Task instructions:
Repeat, exactly and completely, the material that follows. Omit the pictures.

----

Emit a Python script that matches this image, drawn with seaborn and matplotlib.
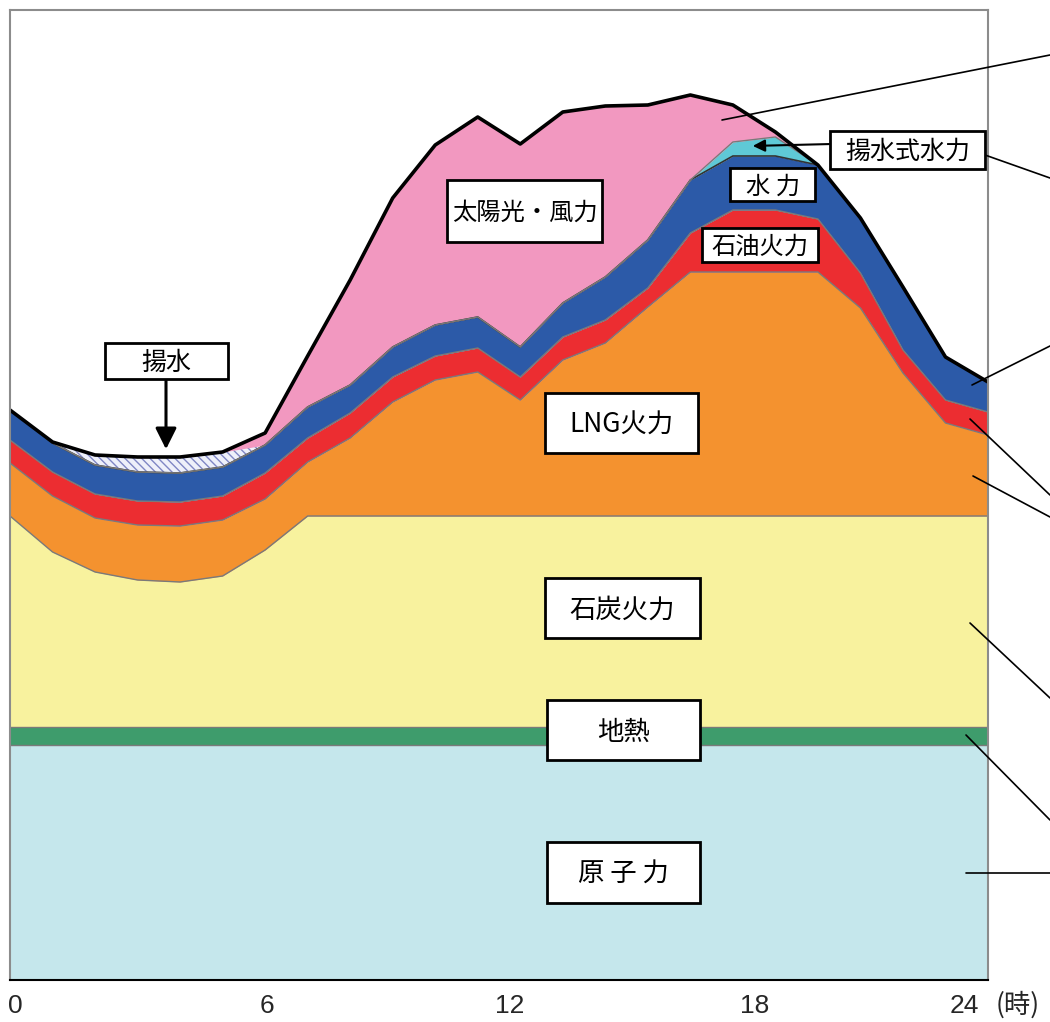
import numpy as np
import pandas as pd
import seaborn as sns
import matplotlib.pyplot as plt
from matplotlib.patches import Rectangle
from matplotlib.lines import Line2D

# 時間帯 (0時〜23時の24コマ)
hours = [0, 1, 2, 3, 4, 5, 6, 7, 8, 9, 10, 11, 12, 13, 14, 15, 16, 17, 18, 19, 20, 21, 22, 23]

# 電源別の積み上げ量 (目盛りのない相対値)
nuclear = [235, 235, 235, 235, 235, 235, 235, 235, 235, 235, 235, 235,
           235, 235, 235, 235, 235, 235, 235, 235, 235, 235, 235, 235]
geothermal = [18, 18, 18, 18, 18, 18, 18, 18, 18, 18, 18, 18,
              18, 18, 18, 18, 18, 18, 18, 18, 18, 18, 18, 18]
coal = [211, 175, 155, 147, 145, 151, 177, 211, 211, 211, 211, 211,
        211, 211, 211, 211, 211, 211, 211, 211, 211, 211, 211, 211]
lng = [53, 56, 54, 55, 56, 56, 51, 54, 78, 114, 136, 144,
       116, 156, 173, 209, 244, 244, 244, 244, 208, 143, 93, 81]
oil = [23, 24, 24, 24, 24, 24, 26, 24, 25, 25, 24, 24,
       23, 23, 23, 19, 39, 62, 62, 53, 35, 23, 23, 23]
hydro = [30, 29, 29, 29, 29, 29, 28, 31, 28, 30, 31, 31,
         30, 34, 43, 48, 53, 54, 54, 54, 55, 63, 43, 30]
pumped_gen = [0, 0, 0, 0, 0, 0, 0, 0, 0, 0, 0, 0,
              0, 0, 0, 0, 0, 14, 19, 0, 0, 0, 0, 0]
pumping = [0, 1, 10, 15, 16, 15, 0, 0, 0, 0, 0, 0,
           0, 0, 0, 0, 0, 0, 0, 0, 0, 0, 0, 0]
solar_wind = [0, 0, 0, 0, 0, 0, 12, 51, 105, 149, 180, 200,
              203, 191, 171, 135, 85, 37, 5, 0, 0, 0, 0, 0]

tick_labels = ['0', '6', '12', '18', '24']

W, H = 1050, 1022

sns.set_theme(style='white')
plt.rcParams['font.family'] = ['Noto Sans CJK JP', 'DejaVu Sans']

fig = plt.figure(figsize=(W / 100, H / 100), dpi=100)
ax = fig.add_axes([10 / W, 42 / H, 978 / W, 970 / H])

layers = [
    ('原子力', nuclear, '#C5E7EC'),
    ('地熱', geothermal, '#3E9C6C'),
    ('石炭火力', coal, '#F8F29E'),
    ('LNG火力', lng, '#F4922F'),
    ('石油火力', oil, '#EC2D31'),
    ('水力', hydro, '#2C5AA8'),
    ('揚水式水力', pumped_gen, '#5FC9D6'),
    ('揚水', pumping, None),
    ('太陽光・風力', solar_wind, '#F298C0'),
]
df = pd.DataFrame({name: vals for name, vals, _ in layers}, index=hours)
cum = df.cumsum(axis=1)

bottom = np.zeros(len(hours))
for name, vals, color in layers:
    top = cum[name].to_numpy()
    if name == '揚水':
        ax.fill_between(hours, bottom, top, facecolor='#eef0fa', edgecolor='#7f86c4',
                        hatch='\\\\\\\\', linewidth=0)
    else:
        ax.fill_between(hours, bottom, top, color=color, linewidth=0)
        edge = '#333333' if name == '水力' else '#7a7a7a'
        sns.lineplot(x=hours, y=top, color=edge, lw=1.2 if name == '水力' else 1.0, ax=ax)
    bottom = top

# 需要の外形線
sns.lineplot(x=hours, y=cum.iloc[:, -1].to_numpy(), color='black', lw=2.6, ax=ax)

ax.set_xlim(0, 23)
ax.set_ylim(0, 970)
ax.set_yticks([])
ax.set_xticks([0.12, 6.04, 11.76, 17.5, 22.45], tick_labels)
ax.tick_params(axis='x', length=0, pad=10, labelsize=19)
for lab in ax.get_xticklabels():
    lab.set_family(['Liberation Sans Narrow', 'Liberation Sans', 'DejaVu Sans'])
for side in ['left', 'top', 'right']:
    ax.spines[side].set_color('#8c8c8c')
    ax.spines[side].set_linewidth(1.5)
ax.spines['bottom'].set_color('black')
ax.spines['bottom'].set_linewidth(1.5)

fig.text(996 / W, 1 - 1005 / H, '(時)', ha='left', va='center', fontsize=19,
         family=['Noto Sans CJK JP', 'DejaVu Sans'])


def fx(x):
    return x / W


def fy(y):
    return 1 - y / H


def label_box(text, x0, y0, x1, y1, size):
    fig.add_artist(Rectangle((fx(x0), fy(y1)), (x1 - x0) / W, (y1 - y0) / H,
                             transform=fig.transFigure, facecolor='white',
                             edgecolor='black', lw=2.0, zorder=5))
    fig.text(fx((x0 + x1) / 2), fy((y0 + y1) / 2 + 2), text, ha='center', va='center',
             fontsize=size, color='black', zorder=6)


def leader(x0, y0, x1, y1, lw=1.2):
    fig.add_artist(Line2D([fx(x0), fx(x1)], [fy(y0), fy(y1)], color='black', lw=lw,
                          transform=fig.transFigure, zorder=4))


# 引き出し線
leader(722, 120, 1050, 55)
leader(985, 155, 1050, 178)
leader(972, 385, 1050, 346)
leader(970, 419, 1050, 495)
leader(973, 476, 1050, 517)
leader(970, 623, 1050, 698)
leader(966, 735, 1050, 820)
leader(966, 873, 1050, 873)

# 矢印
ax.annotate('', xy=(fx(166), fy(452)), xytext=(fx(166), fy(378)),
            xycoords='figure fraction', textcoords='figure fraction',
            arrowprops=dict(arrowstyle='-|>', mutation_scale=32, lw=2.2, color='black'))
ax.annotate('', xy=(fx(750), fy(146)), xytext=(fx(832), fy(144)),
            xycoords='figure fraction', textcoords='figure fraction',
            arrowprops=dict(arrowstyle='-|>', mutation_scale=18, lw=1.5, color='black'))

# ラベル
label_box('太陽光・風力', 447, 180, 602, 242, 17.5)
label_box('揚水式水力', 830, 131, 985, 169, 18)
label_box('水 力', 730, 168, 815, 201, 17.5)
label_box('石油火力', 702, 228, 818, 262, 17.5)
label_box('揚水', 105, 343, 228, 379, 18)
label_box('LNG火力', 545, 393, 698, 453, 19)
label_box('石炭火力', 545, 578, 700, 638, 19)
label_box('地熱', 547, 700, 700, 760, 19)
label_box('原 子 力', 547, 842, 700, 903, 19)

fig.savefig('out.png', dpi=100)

----

Task response:
Emit a Python script that matches this image, drawn with seaborn and matplotlib.
import numpy as np
import pandas as pd
import seaborn as sns
import matplotlib.pyplot as plt
from matplotlib.patches import Rectangle
from matplotlib.lines import Line2D

# 時間帯 (0時〜23時の24コマ)
hours = [0, 1, 2, 3, 4, 5, 6, 7, 8, 9, 10, 11, 12, 13, 14, 15, 16, 17, 18, 19, 20, 21, 22, 23]

# 電源別の積み上げ量 (目盛りのない相対値)
nuclear = [235, 235, 235, 235, 235, 235, 235, 235, 235, 235, 235, 235,
           235, 235, 235, 235, 235, 235, 235, 235, 235, 235, 235, 235]
geothermal = [18, 18, 18, 18, 18, 18, 18, 18, 18, 18, 18, 18,
              18, 18, 18, 18, 18, 18, 18, 18, 18, 18, 18, 18]
coal = [211, 175, 155, 147, 145, 151, 177, 211, 211, 211, 211, 211,
        211, 211, 211, 211, 211, 211, 211, 211, 211, 211, 211, 211]
lng = [53, 56, 54, 55, 56, 56, 51, 54, 78, 114, 136, 144,
       116, 156, 173, 209, 244, 244, 244, 244, 208, 143, 93, 81]
oil = [23, 24, 24, 24, 24, 24, 26, 24, 25, 25, 24, 24,
       23, 23, 23, 19, 39, 62, 62, 53, 35, 23, 23, 23]
hydro = [30, 29, 29, 29, 29, 29, 28, 31, 28, 30, 31, 31,
         30, 34, 43, 48, 53, 54, 54, 54, 55, 63, 43, 30]
pumped_gen = [0, 0, 0, 0, 0, 0, 0, 0, 0, 0, 0, 0,
              0, 0, 0, 0, 0, 14, 19, 0, 0, 0, 0, 0]
pumping = [0, 1, 10, 15, 16, 15, 0, 0, 0, 0, 0, 0,
           0, 0, 0, 0, 0, 0, 0, 0, 0, 0, 0, 0]
solar_wind = [0, 0, 0, 0, 0, 0, 12, 51, 105, 149, 180, 200,
              203, 191, 171, 135, 85, 37, 5, 0, 0, 0, 0, 0]

tick_labels = ['0', '6', '12', '18', '24']

W, H = 1050, 1022

sns.set_theme(style='white')
plt.rcParams['font.family'] = ['Noto Sans CJK JP', 'DejaVu Sans']

fig = plt.figure(figsize=(W / 100, H / 100), dpi=100)
ax = fig.add_axes([10 / W, 42 / H, 978 / W, 970 / H])

layers = [
    ('原子力', nuclear, '#C5E7EC'),
    ('地熱', geothermal, '#3E9C6C'),
    ('石炭火力', coal, '#F8F29E'),
    ('LNG火力', lng, '#F4922F'),
    ('石油火力', oil, '#EC2D31'),
    ('水力', hydro, '#2C5AA8'),
    ('揚水式水力', pumped_gen, '#5FC9D6'),
    ('揚水', pumping, None),
    ('太陽光・風力', solar_wind, '#F298C0'),
]
df = pd.DataFrame({name: vals for name, vals, _ in layers}, index=hours)
cum = df.cumsum(axis=1)

bottom = np.zeros(len(hours))
for name, vals, color in layers:
    top = cum[name].to_numpy()
    if name == '揚水':
        ax.fill_between(hours, bottom, top, facecolor='#eef0fa', edgecolor='#7f86c4',
                        hatch='\\\\\\\\', linewidth=0)
    else:
        ax.fill_between(hours, bottom, top, color=color, linewidth=0)
        edge = '#333333' if name == '水力' else '#7a7a7a'
        sns.lineplot(x=hours, y=top, color=edge, lw=1.2 if name == '水力' else 1.0, ax=ax)
    bottom = top

# 需要の外形線
sns.lineplot(x=hours, y=cum.iloc[:, -1].to_numpy(), color='black', lw=2.6, ax=ax)

ax.set_xlim(0, 23)
ax.set_ylim(0, 970)
ax.set_yticks([])
ax.set_xticks([0.12, 6.04, 11.76, 17.5, 22.45], tick_labels)
ax.tick_params(axis='x', length=0, pad=10, labelsize=19)
for lab in ax.get_xticklabels():
    lab.set_family(['Liberation Sans Narrow', 'Liberation Sans', 'DejaVu Sans'])
for side in ['left', 'top', 'right']:
    ax.spines[side].set_color('#8c8c8c')
    ax.spines[side].set_linewidth(1.5)
ax.spines['bottom'].set_color('black')
ax.spines['bottom'].set_linewidth(1.5)

fig.text(996 / W, 1 - 1005 / H, '(時)', ha='left', va='center', fontsize=19,
         family=['Noto Sans CJK JP', 'DejaVu Sans'])


def fx(x):
    return x / W


def fy(y):
    return 1 - y / H


def label_box(text, x0, y0, x1, y1, size):
    fig.add_artist(Rectangle((fx(x0), fy(y1)), (x1 - x0) / W, (y1 - y0) / H,
                             transform=fig.transFigure, facecolor='white',
                             edgecolor='black', lw=2.0, zorder=5))
    fig.text(fx((x0 + x1) / 2), fy((y0 + y1) / 2 + 2), text, ha='center', va='center',
             fontsize=size, color='black', zorder=6)


def leader(x0, y0, x1, y1, lw=1.2):
    fig.add_artist(Line2D([fx(x0), fx(x1)], [fy(y0), fy(y1)], color='black', lw=lw,
                          transform=fig.transFigure, zorder=4))


# 引き出し線
leader(722, 120, 1050, 55)
leader(985, 155, 1050, 178)
leader(972, 385, 1050, 346)
leader(970, 419, 1050, 495)
leader(973, 476, 1050, 517)
leader(970, 623, 1050, 698)
leader(966, 735, 1050, 820)
leader(966, 873, 1050, 873)

# 矢印
ax.annotate('', xy=(fx(166), fy(452)), xytext=(fx(166), fy(378)),
            xycoords='figure fraction', textcoords='figure fraction',
            arrowprops=dict(arrowstyle='-|>', mutation_scale=32, lw=2.2, color='black'))
ax.annotate('', xy=(fx(750), fy(146)), xytext=(fx(832), fy(144)),
            xycoords='figure fraction', textcoords='figure fraction',
            arrowprops=dict(arrowstyle='-|>', mutation_scale=18, lw=1.5, color='black'))

# ラベル
label_box('太陽光・風力', 447, 180, 602, 242, 17.5)
label_box('揚水式水力', 830, 131, 985, 169, 18)
label_box('水 力', 730, 168, 815, 201, 17.5)
label_box('石油火力', 702, 228, 818, 262, 17.5)
label_box('揚水', 105, 343, 228, 379, 18)
label_box('LNG火力', 545, 393, 698, 453, 19)
label_box('石炭火力', 545, 578, 700, 638, 19)
label_box('地熱', 547, 700, 700, 760, 19)
label_box('原 子 力', 547, 842, 700, 903, 19)

fig.savefig('out.png', dpi=100)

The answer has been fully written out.